Word is the tenor will be hitting the street soon. It's been named after Warren Ellis (e-mando/violin/multi-instrument player for Nick Cave and the Bad Seeds).

----------


## downtowndalebrown

According to their newsletter, they should be releasing the Warren Ellis tenor next week.

----------


## downtowndalebrown

http://eastwoodguitars.com/Other/war...nEllis_frm.htm

----------


## delsbrother

Arrgh! 9th fret dot!

----------


## mrmando

Hm.
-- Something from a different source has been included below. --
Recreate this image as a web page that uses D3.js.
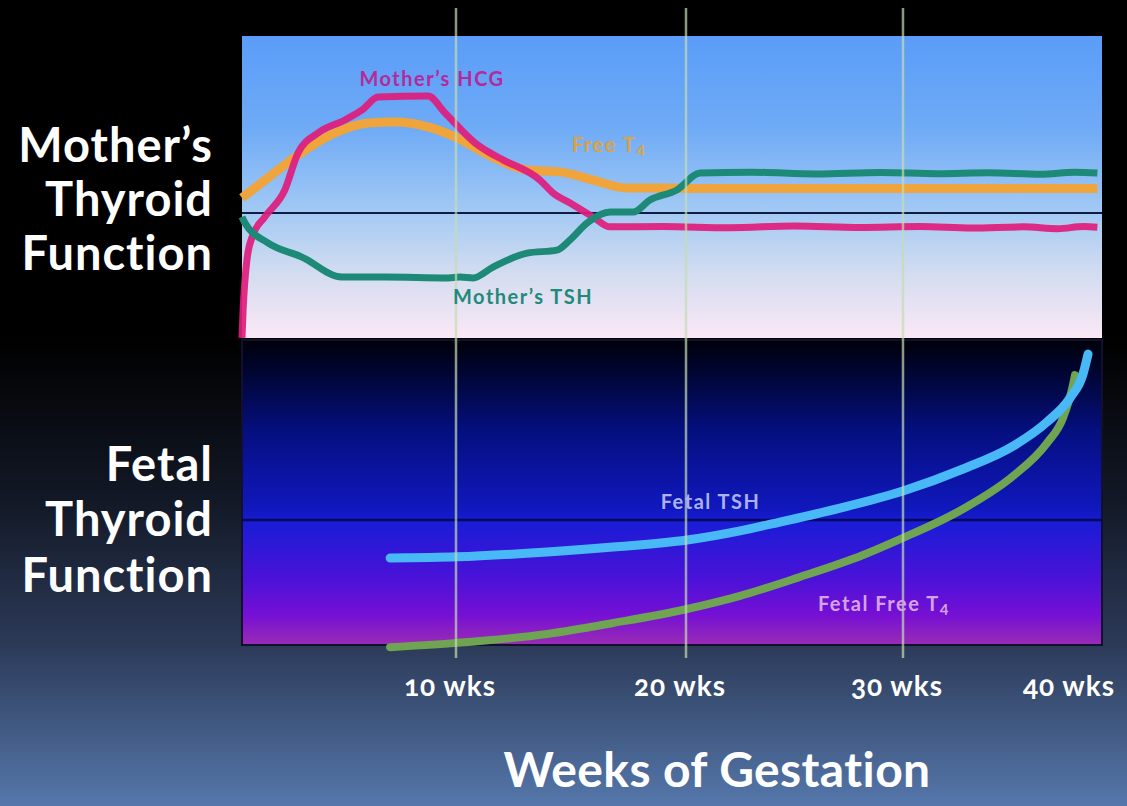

With those string gauges they must have it set up for OM tuning.

----------


## SincereCorgi

Any idea whether they do a case for it?

----------


## Mike Herlihy

> http://eastwoodguitars.com/Other/war...nEllis_frm.htm


Check out the link, they added a video!

----------


## Ronny

Warren Ellis usually plays GDAE instruments (mandocaster, Violin, Bouzouki)... I think this guitar can be tuned like that...
I will see Grinderman in Paris the 26th of october... If the band speaks with its fans, I will ask some question to Warren...

----------


## Mike Herlihy

> Any idea whether they do a case for it?
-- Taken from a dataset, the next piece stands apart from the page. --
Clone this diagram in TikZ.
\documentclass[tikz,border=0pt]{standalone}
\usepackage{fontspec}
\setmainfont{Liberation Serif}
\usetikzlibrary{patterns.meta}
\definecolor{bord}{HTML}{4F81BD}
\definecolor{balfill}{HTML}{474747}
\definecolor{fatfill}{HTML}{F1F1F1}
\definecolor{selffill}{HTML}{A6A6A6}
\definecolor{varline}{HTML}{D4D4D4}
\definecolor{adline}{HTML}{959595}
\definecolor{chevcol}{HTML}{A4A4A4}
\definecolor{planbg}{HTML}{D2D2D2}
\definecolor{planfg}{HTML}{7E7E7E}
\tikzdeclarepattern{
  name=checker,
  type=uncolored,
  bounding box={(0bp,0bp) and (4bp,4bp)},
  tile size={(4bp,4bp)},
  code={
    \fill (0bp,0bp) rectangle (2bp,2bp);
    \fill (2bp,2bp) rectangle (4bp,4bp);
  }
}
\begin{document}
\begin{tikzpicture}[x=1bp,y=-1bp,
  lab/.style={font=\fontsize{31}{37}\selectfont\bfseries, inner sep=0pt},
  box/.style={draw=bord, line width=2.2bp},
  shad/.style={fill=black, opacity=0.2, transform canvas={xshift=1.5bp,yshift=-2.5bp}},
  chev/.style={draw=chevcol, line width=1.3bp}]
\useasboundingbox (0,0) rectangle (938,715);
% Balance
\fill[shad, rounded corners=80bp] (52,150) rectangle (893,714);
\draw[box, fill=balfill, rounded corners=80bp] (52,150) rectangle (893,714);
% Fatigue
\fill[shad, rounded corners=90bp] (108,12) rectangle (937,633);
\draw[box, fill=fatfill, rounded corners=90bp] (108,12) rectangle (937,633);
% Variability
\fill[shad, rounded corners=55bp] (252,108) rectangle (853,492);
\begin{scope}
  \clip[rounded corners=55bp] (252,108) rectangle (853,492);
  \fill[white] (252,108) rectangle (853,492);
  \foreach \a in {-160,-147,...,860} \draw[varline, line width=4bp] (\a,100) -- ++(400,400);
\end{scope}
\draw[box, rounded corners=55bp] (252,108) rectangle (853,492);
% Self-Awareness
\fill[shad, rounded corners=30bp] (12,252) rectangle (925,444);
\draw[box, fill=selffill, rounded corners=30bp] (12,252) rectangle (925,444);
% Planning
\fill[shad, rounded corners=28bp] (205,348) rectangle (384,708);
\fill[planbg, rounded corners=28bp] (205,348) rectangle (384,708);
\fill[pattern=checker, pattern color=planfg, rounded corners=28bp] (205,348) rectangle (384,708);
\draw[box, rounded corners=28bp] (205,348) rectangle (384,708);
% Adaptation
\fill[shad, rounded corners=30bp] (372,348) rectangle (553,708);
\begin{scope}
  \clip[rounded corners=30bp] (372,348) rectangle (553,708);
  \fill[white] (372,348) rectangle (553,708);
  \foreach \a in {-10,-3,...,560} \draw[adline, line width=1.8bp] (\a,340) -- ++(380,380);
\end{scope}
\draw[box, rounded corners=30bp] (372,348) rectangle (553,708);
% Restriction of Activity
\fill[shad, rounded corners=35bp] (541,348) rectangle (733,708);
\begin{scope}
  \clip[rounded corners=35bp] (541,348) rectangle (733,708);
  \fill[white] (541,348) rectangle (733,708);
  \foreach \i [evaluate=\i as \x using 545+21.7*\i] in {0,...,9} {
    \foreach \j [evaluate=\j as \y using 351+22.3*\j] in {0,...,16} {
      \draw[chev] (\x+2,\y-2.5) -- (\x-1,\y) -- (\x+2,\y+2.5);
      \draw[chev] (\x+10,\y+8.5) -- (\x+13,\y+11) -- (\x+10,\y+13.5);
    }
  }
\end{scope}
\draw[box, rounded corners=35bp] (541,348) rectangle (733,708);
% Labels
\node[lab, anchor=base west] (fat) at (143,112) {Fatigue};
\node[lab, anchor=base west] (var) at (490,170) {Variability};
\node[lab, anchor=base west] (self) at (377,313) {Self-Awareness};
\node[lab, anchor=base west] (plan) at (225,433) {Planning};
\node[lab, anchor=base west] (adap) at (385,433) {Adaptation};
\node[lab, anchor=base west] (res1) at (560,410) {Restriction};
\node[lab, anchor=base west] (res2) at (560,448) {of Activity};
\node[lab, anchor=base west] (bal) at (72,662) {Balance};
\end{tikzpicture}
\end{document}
Talked to my local Eastwood dealer, $499 + $50 to ship from Canada, case is seperate

----------


## rico mando

i have just received my tenor electric from eastwood this morning. it is well made.the action is low,no string buzz anywhere. tuners,volume,tone work great. proper intonation out of box. no complaints the strings are spaced wide kinda like a bass. great sound from the single rail pickup

----------


## rico mando

ok not wide like a bass but a little bit wider than my goldtone tg-18

----------


## rico mando

forgot to mention that it did not come with promised string gauge so its tuned in c

----------


## OKMike

I like it. Looks like fun to me.

----------


## Ben Milne

Warren Ellis rocking the Eastwood W/ Grinderman. 
Big Day Out -2011

----------